José-Luis Munuera, L’homme qui pouvait accomplir des miracles

José-Luis Munuera, L’homme qui pouvait accomplir des miracles

Depuis 2022, José-Luis Munuera s’est lancé dans une suite d’adaptations de grands auteurs. Après Herman Melville et Bartleby le scribe, Charles Dickens et Un Chant de Noël… il s’attache à H. G. Wells, l’illustre romancier, qui a commis, par exemple, La Machine à explorer le temps, L’Homme invisible, La Guerre des mondes… Munuera a retenu une nouvelle parue en 1898 dans le magazine The Illustrated London News, The man Who Could Work Miracles.

George McWhirter Fotheringay, un homme ordinaire, de nature septique, bavarde avec des amis dans un pub d’Immering. Ils parlent de miracles, de leur impossibilité ou de la probabilité que ceux-ci puissent exister. George tente une expérience et donne l’ordre à la lampe à pétrole pendue au plafond de se renverser et de continuer à brûler. A la stupéfaction de tous, la lampe s’exécute, entraînant un début d’incendie.
En rentrant chez sa logeuse, George s’essaie à différentes tentatives qui toutes se réalisent. Il s’interroge sur sa nouvelle capacité et aux possibilités qui s’offrent à lui. Un incident l’inquiète quand il envoie aux enfers l’agent Winch qui veut le mettre en prison suite à un miracle frappant. Il décide de consulter et une annonce dans le journal lui fait choisir une médium. Elle va déclencher, à son insu, une suite de situations de plus en plus considérables jusqu’à ce moment où…
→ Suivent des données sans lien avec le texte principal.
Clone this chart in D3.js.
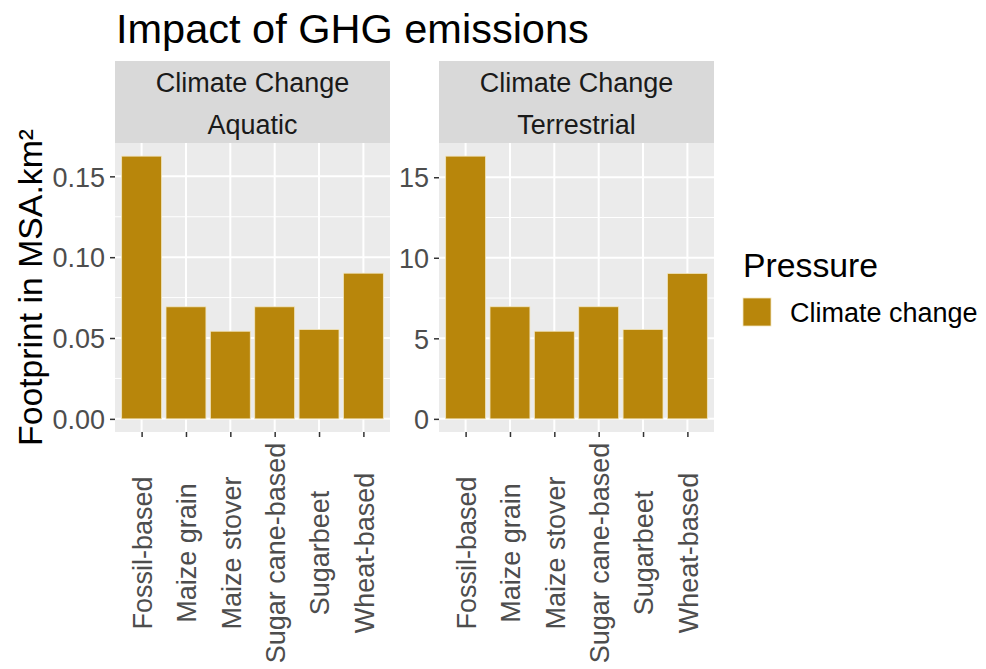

L’album débute avec une mise en garde bien inquiétante. En effet, le narrateur avertit la lectrice, ou le lecteur, qui ferait preuve de scepticisme, objectant que certains détails sont improbables, qu’elle, ou il, sera mort de manière violente à la page 61 du récit.
Le héros, d’une nature rationnelle, va se trouver entraîné dans une escalade n’ayant plus conscience de dépasser des limites. L’auteur passe en revue, de façon très ironique, la manière d’opérer de quelques catégories professionnelles comme les médiums, les médecins, les psychiatres et les prêtres. Et H. G. Wells, avant José-Luis Munuera, a dressé des portraits sans concessions, s’attachant particulièrement au curé, le seul des quatre à figurer dans le texte original, et à ses ambitions que George peut l’aider à réaliser.
L’adaptation paraît des plus réussies dans la mesure ou Munuera donne un récit d’une belle cohérence, où le comique le dispute au tragique.

La mise en images est fabuleuse. Le dessinateur, pour recréer l’ambiance, le cadre le plus juste possible, s’est inspiré pour ses décors des tableaux d’Amédée Forestier, un peintre franco-britannique. La mise en pages et les cadrages sont judicieux et insufflent ce qu’il faut de rythme et de tension au récit.
La mise en couleurs, sombre à souhait, est le résultat d’un travail d’une grande qualité de Sedyas.
Une introduction signée de Véronique Béghain donne des indications précieuses sur le romancier. L’ébauche non retenue du dernier chapitre d’Orthodoxie, de G.K. Chesterton intitulé Le retour de Don Quichotte et le problème de la réalité, écrite en 1907, complète, par son ton et les propos satiriques abordés dans l’adaptation, d’une belle manière.

À quoi arrive-t-on ? Les créateurs sont obligés de spécifier qu’ils n’ont pas fait appel à des Intelligences Artificielles Génératives !!!! Et une adaptation de plus, un nouvel album des plus réussis par un auteur à l’exceptionnel talent.

serge perraud

José-Luis Munuera, L’homme qui pouvait accomplir des miracles, Dargaud, septembre 2025, 72 p. – 17,95 €.